Langston Hughes

Life Is Fine - Analysis

Two near-deaths, one stubborn body

Langston Hughes’s central claim is blunt and oddly cheerful: the speaker keeps trying to end his life for love, but the physical world—cold water, dizzying height, sheer bodily reflex—keeps dragging him back, and that accident of survival becomes a chosen stance. The poem begins in a numb, almost automatic despair: I tried to think but couldn’t, so action replaces thought. Yet each suicide attempt is interrupted not by a sudden spiritual revelation, but by concrete sensation. The speaker survives because the river is so cold and the drop is so high. In Hughes’s hands, the drama of death gets undercut by the stubborn facts of temperature and distance.

That undercutting is the poem’s strange emotional engine: it’s tragic material told with a voice that keeps slipping into a grin. The speaker hollered and cried, but the poem refuses to stay solemn for long. The world is harsh, but it’s also almost comically practical—too cold to sink, too high to jump without flinching.

The river: despair meets shock

The first scene is intimate and rural: down to the river, set down on the bank. It feels like a place for thinking, but thinking fails; the mind blanks out, and the body takes over. When the speaker jumps in, the poem reports it in plain verbs—jumped in and sank—as if even this is routine. Then the body rebels. He came up once, then came up twice, each time making noise, first a hollered and then a cried. The repetition makes survival feel involuntary, like gagging for air.

Hughes magnifies the sensory interruption with that spaced-out refrain: Cold in that water! The exaggerated emphasis doesn’t just describe temperature; it shows how sensation can snap a person out of a death wish. The tension here is sharp: the speaker wants to disappear, yet the body insists on feeling, and feeling keeps him alive.

The elevator: modern height, same ache

The second attempt shifts abruptly into an urban setting: I took the elevator to Sixteen floors. This isn’t the natural pull of a riverbank; it’s a deliberate ascent, a modern mechanism lifting him toward a clean, final drop. Again, the motive is personal and specific—my baby—and again, thought turns into action: I would jump down. The poem repeats the same emotional pattern—I stood there and I hollered! I stood there and I cried!—as if the speaker is trapped in a loop of grief that keeps producing the same sounds.

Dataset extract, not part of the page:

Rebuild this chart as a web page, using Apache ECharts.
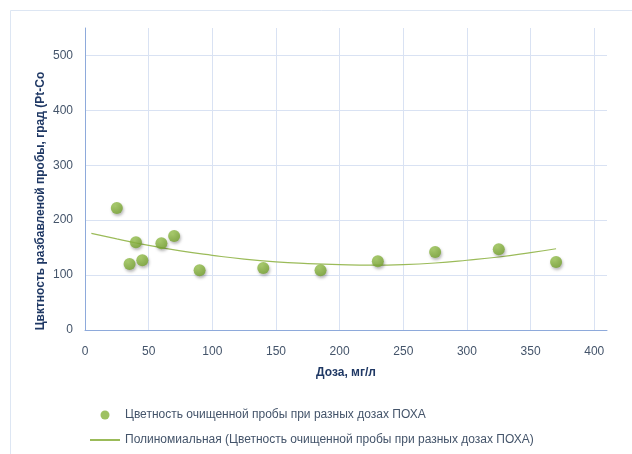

But the height itself becomes the blocker: if it hadn’t a-been so high. The speaker’s survival is again half-accident, half-instinct. The refrain High up there! echoes the earlier cold, turning the environment into a kind of unwilling guardian. The contradiction deepens: he blames love for making him want to die, but he also blames the world for making dying difficult.

The hinge: from accident to decision

The poem turns at So since I’m still here livin’. The voice shifts from recounting attempts to making a bargain with reality. I guess I will live on sounds casual, but it’s a hard-won sentence: it admits there may be no grand reason, just the fact of still being here. Then Hughes lands the poem’s most decisive split: I could’ve died for love, But for livin’ I was born. Love is intense but secondary; being alive is framed as the original assignment.

A bluesy defiance: holler, cry, live

The closing stance doesn’t deny pain—it schedules it. Though you may hear me holler and you may see me cry grants the ongoing reality of grief. But the speaker draws a public line: you gonna see me die—no. The phrase I’ll be dogged has the flavor of a vow made through gritted teeth, a refusal to let heartbreak write the ending.

The final refrain—Life is fine! Fine as wine!—isn’t naïve happiness; it’s a performed triumph over the earlier scenes. After river-cold and sixteen-floor-high, the sweetness of wine feels earned, almost defiant: if life can be this brutal and still be called fine, then fine means not comfort, but endurance with style.

The poem’s hardest question

If the speaker survives mainly because the water is so cold and the ledge is so high, how much of his new philosophy is chosen, and how much is simply what he tells himself after failing to die? Hughes lets that doubt linger, which makes the ending stronger: the cry of Life is fine! reads less like a conclusion and more like a daily act of will.